* _Data section_

+ + + + +

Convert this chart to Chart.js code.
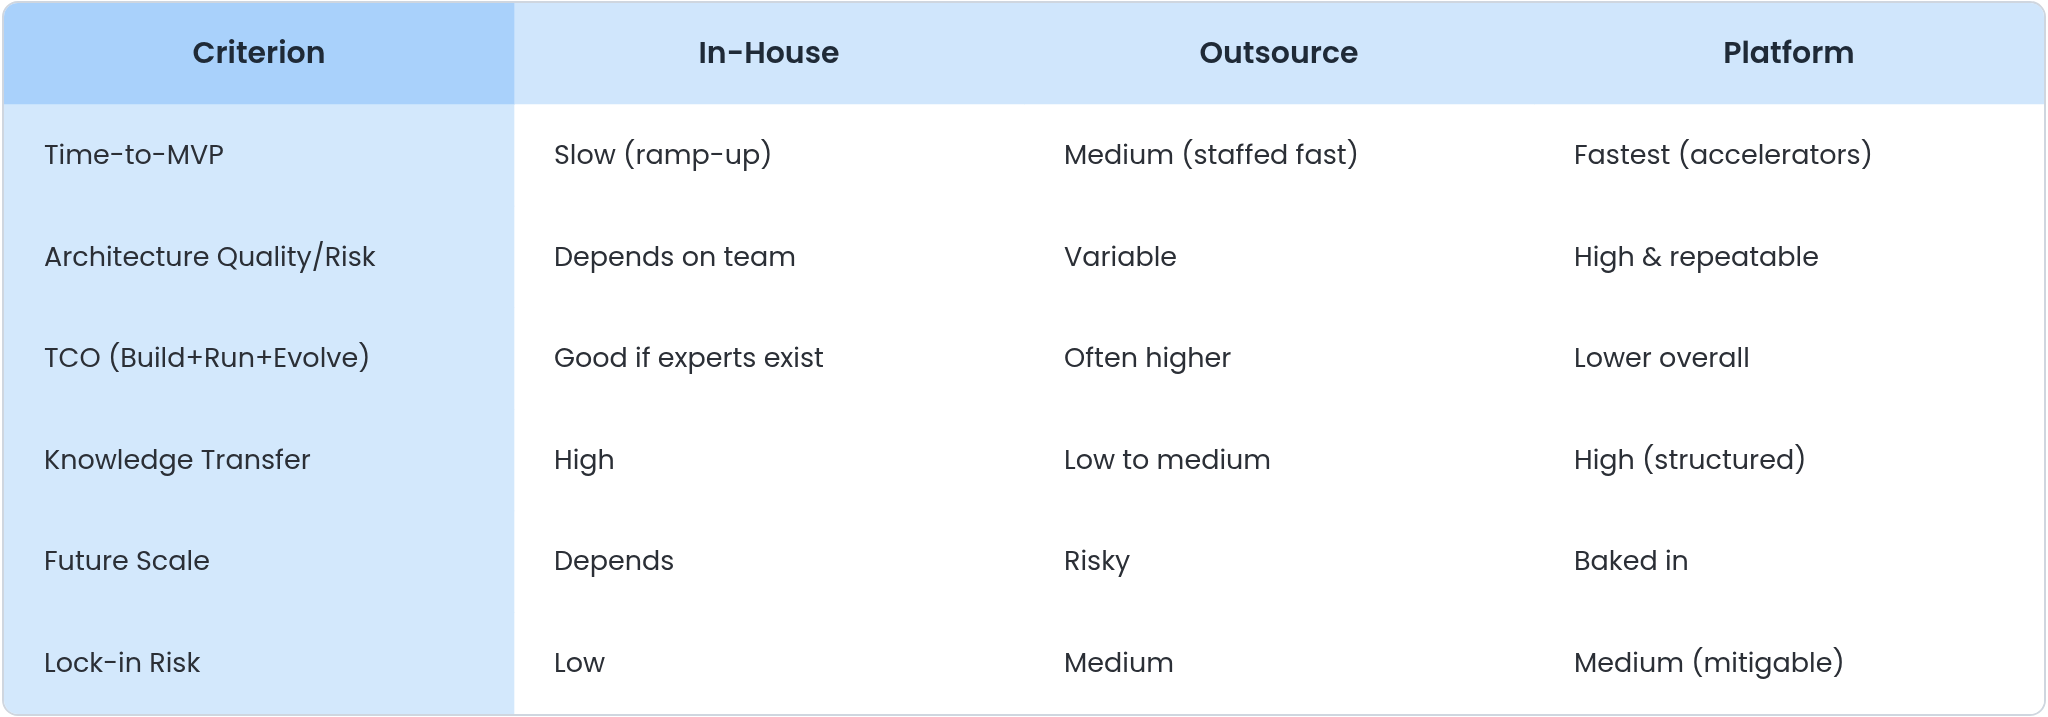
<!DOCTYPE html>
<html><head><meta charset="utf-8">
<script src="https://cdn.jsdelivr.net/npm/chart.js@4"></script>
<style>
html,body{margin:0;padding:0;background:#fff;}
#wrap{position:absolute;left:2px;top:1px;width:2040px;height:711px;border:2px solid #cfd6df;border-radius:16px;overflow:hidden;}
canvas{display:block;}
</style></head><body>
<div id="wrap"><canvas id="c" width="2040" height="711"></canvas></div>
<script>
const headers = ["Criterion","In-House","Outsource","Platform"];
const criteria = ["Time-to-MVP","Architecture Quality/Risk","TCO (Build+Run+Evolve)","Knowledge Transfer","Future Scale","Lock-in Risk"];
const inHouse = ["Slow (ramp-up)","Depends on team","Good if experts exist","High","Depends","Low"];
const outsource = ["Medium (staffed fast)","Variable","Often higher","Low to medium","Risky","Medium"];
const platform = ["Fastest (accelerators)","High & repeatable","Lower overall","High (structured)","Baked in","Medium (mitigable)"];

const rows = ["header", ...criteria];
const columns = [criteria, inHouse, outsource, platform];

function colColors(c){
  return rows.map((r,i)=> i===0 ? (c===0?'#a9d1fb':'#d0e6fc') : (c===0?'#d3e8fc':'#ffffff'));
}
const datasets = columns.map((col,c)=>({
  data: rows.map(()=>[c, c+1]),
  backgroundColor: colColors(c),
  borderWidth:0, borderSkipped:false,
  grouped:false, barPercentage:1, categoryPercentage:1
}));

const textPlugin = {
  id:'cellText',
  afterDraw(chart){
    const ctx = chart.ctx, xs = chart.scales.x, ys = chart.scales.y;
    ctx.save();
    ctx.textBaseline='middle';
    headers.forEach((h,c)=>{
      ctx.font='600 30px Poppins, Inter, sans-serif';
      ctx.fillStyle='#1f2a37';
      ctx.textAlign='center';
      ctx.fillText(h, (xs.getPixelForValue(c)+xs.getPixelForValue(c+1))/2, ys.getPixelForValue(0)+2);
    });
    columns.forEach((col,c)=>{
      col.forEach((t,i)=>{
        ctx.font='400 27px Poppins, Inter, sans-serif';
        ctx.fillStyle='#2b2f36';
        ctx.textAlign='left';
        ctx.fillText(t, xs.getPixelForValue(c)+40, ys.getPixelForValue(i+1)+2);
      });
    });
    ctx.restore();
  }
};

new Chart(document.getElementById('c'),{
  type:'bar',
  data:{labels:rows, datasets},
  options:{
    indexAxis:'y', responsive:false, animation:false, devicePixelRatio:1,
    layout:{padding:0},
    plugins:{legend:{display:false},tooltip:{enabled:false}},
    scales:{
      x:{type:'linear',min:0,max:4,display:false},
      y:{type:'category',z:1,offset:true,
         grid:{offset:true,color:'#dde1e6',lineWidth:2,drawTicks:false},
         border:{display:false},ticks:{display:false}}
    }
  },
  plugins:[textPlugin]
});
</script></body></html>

+ + + + +

* _Task description_
Restate the whole listing above exactly, except for its images.

* _Response to this exercise_
Convert this chart to Chart.js code.
<!DOCTYPE html>
<html><head><meta charset="utf-8">
<script src="https://cdn.jsdelivr.net/npm/chart.js@4"></script>
<style>
html,body{margin:0;padding:0;background:#fff;}
#wrap{position:absolute;left:2px;top:1px;width:2040px;height:711px;border:2px solid #cfd6df;border-radius:16px;overflow:hidden;}
canvas{display:block;}
</style></head><body>
<div id="wrap"><canvas id="c" width="2040" height="711"></canvas></div>
<script>
const headers = ["Criterion","In-House","Outsource","Platform"];
const criteria = ["Time-to-MVP","Architecture Quality/Risk","TCO (Build+Run+Evolve)","Knowledge Transfer","Future Scale","Lock-in Risk"];
const inHouse = ["Slow (ramp-up)","Depends on team","Good if experts exist","High","Depends","Low"];
const outsource = ["Medium (staffed fast)","Variable","Often higher","Low to medium","Risky","Medium"];
const platform = ["Fastest (accelerators)","High & repeatable","Lower overall","High (structured)","Baked in","Medium (mitigable)"];

const rows = ["header", ...criteria];
const columns = [criteria, inHouse, outsource, platform];

function colColors(c){
  return rows.map((r,i)=> i===0 ? (c===0?'#a9d1fb':'#d0e6fc') : (c===0?'#d3e8fc':'#ffffff'));
}
const datasets = columns.map((col,c)=>({
  data: rows.map(()=>[c, c+1]),
  backgroundColor: colColors(c),
  borderWidth:0, borderSkipped:false,
  grouped:false, barPercentage:1, categoryPercentage:1
}));

const textPlugin = {
  id:'cellText',
  afterDraw(chart){
    const ctx = chart.ctx, xs = chart.scales.x, ys = chart.scales.y;
    ctx.save();
    ctx.textBaseline='middle';
    headers.forEach((h,c)=>{
      ctx.font='600 30px Poppins, Inter, sans-serif';
      ctx.fillStyle='#1f2a37';
      ctx.textAlign='center';
      ctx.fillText(h, (xs.getPixelForValue(c)+xs.getPixelForValue(c+1))/2, ys.getPixelForValue(0)+2);
    });
    columns.forEach((col,c)=>{
      col.forEach((t,i)=>{
        ctx.font='400 27px Poppins, Inter, sans-serif';
        ctx.fillStyle='#2b2f36';
        ctx.textAlign='left';
        ctx.fillText(t, xs.getPixelForValue(c)+40, ys.getPixelForValue(i+1)+2);
      });
    });
    ctx.restore();
  }
};

new Chart(document.getElementById('c'),{
  type:'bar',
  data:{labels:rows, datasets},
  options:{
    indexAxis:'y', responsive:false, animation:false, devicePixelRatio:1,
    layout:{padding:0},
    plugins:{legend:{display:false},tooltip:{enabled:false}},
    scales:{
      x:{type:'linear',min:0,max:4,display:false},
      y:{type:'category',z:1,offset:true,
         grid:{offset:true,color:'#dde1e6',lineWidth:2,drawTicks:false},
         border:{display:false},ticks:{display:false}}
    }
  },
  plugins:[textPlugin]
});
</script></body></html>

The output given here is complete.